Despite the apparent seriousness in their final thoughts they finished both laughing and joking, unhurried even with pressure on their time.

Hannah and Ben are considering a live album as a next step - and performing to an audience they manage to combine the absolute musical precision and grace of the recordings, with the warmth and honesty of their offstage characters.

In Rhyl they had the club crowd rapt from the start - effortlessly as there is a charisma that comes from the sheer connection they have to what they are presenting. Hannah sings as if she inhabits the songs and their stories; she has an exceptionally pure, plaintive voice, but it is never, ever bloodless. Ben's live guitar parts are flawless - every note is made to work (and be savoured); he articulates emotion with his instrument with no clutter. The interplay between their two voices is exquisite.

They stand almost facing each other to perform - the exact and often minimalist detailing of the songs demanding constant attention on their partner. Watching them lean momentarily, and almost imperceptibly, back from the antique microphone they use to get the perfect sound, or catch the other's eye as they play together, draws you into the performance. It is has all the intimacy and intensity of closely watching a master craftsman working fine jewellery.

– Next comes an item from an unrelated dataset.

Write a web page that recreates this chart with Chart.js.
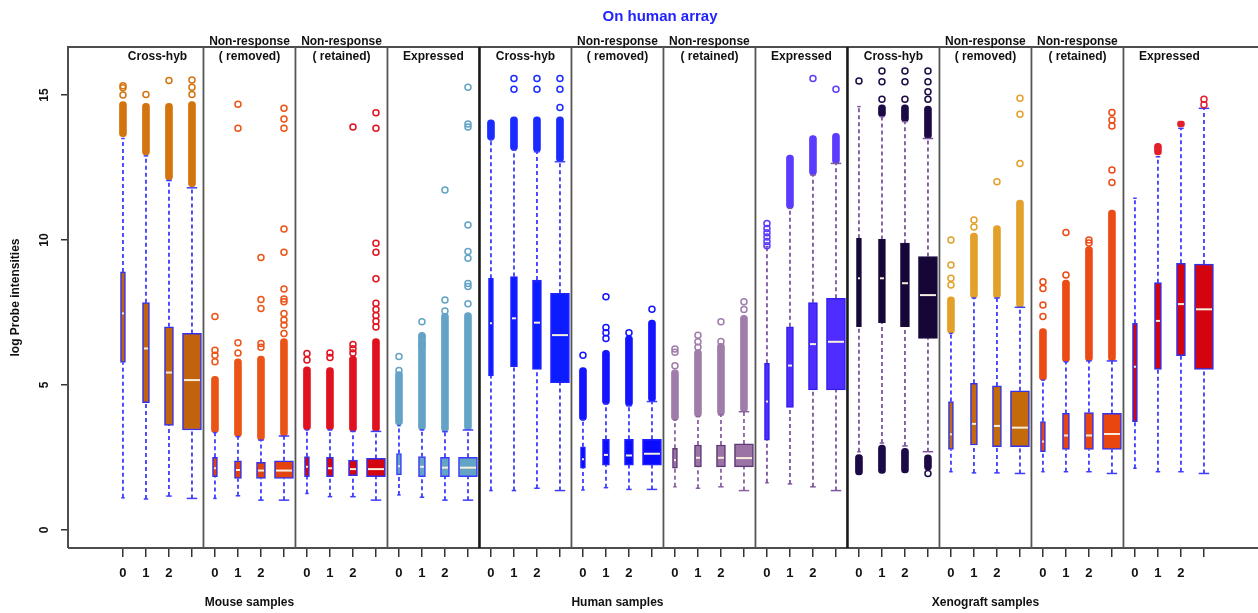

I could list the songs and map out each with the necessary superlatives - but really you should just go and see them. I have to insist on that. It's folk music - it has the heritage and the songs evident - but it has a quality and depth to the arrangements and performance that means it easily transcends the constraints of any preconceptions.

As interpreters of traditional music, reinventers of cover versions, and singer songwriters in their own right, Hannah Sanders and Ben Savage are genuinely and absolutely extraordinary, in the truest sense of the word. Despite different influences they have all the freeze-time magic of early Gregson & Collister, and an added dash of their own.